In het onderhavige geval geniet belanghebbende uitsluitend van B een salaris, zodat het desbetreffende voordeel niet uit dien hoofde aan een andere arbeidsverhouding dan het dienstverband met B kan worden toegerekend. Het vierde middel faalt derhalve.
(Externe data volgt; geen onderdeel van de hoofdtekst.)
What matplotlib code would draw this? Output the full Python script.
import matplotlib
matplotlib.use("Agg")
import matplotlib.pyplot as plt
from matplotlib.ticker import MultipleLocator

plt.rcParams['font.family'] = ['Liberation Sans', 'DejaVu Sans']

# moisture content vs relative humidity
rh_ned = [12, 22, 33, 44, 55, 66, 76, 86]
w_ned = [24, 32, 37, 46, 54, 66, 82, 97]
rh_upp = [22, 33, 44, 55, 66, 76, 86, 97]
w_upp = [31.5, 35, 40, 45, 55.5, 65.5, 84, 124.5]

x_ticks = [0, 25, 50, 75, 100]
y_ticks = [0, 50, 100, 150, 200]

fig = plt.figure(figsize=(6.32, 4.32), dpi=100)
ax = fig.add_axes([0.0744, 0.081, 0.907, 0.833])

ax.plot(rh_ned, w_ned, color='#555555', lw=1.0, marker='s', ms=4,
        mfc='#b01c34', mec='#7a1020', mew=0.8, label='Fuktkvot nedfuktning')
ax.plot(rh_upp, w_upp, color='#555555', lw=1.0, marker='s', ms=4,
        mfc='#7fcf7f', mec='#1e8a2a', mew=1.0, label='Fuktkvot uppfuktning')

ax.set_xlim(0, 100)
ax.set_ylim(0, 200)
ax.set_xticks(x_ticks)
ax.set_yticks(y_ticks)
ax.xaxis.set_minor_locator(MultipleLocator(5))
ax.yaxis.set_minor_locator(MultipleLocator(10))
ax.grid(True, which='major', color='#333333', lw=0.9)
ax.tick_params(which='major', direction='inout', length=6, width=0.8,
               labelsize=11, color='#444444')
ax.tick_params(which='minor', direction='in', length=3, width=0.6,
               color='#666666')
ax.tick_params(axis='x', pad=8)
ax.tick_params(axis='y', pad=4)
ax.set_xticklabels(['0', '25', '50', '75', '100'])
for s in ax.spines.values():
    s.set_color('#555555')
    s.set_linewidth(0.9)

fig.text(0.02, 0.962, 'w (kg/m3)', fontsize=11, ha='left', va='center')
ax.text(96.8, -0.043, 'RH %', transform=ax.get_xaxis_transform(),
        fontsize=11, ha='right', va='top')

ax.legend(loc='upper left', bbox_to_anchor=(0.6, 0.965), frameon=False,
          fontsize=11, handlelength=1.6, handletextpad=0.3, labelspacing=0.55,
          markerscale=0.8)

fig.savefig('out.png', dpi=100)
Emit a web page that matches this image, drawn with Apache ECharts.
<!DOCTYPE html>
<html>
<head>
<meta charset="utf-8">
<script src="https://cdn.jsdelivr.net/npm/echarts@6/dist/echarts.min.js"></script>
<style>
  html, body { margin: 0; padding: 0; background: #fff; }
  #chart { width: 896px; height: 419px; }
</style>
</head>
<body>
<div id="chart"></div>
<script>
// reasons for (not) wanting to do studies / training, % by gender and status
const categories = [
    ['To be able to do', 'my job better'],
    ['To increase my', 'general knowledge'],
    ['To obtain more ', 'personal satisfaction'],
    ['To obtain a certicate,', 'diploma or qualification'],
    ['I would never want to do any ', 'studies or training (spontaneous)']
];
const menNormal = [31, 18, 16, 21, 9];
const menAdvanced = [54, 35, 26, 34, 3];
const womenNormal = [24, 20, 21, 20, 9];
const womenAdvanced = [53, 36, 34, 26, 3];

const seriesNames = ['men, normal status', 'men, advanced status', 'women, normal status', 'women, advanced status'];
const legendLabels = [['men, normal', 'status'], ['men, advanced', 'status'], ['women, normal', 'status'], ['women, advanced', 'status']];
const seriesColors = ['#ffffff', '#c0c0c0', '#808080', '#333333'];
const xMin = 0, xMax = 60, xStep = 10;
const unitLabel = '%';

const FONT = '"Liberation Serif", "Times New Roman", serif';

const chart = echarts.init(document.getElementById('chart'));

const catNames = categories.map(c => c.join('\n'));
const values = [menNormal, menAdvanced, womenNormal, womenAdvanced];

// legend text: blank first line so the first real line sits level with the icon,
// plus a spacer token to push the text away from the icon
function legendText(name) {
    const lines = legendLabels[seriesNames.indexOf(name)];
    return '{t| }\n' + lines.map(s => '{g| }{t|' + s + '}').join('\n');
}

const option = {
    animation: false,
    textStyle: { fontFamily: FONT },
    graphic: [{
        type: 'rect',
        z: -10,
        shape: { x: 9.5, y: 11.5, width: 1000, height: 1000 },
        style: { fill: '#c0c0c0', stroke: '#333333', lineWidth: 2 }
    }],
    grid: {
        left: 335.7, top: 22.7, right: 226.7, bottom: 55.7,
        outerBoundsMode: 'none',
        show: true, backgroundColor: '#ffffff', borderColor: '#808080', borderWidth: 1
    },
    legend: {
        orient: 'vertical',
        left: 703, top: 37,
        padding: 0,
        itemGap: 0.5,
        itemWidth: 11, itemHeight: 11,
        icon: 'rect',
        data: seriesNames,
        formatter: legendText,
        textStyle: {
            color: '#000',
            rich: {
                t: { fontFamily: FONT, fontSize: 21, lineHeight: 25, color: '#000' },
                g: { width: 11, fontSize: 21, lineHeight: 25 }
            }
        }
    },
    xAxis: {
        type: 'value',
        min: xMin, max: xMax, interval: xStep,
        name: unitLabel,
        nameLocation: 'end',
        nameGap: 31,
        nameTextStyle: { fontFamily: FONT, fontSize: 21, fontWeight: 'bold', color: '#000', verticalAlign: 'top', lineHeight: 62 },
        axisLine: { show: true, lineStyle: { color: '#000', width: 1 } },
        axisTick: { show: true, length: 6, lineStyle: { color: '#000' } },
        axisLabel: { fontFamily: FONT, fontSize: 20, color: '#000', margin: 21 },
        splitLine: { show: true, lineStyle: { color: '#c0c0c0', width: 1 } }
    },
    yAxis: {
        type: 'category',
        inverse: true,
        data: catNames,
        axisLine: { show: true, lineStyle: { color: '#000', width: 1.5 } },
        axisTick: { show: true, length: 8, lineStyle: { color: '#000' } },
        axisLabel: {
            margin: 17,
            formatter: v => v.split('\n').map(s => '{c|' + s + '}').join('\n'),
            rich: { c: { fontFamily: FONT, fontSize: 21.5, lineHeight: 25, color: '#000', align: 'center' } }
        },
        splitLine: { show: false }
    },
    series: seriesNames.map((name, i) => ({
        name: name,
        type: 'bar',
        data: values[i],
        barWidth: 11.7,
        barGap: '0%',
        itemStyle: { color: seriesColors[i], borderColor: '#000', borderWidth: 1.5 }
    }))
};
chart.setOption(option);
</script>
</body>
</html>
3.4. Gelet op het hiervoor in 3.3.2 overwogene kan ook het derde middel niet tot cassatie leiden. De in dat middel vervatte stelling dat E is aan te merken als werkgever in de zin van artikel 10, lid 2, onderdeel 2, van het Verdrag behoeft geen behandeling. Wel verdient opmerking dat voor het antwoord op de vraag of E als werkgever in die zin kan worden aangemerkt niet beslissend is of met E een arbeidsovereenkomst is gesloten (vgl. HR 28 februari 2003, nr. 37224, BNB 2004/138).
3.5. Het vijfde middel kan evenmin tot cassatie leiden. Zulks behoeft, gezien artikel 81 van de Wet op de rechterlijke organisatie, geen nadere motivering, nu dat middel niet noopt tot beantwoording van rechtsvragen in het belang van de rechtseenheid of de rechtsontwikkeling.
4. Proceskosten
De Hoge Raad acht geen termen aanwezig voor een veroordeling in de proceskosten.
5. Beslissing
De Hoge Raad verklaart het beroep ongegrond.
Dit arrest is gewezen door de vice-president A.G. Pos als voorzitter, en de raadsheren L. Monné en A.R. Leemreis, in tegenwoordigheid van de waarnemend griffier A.I. Boussak-Leeksma, en in het openbaar uitgesproken op 3 december 2004.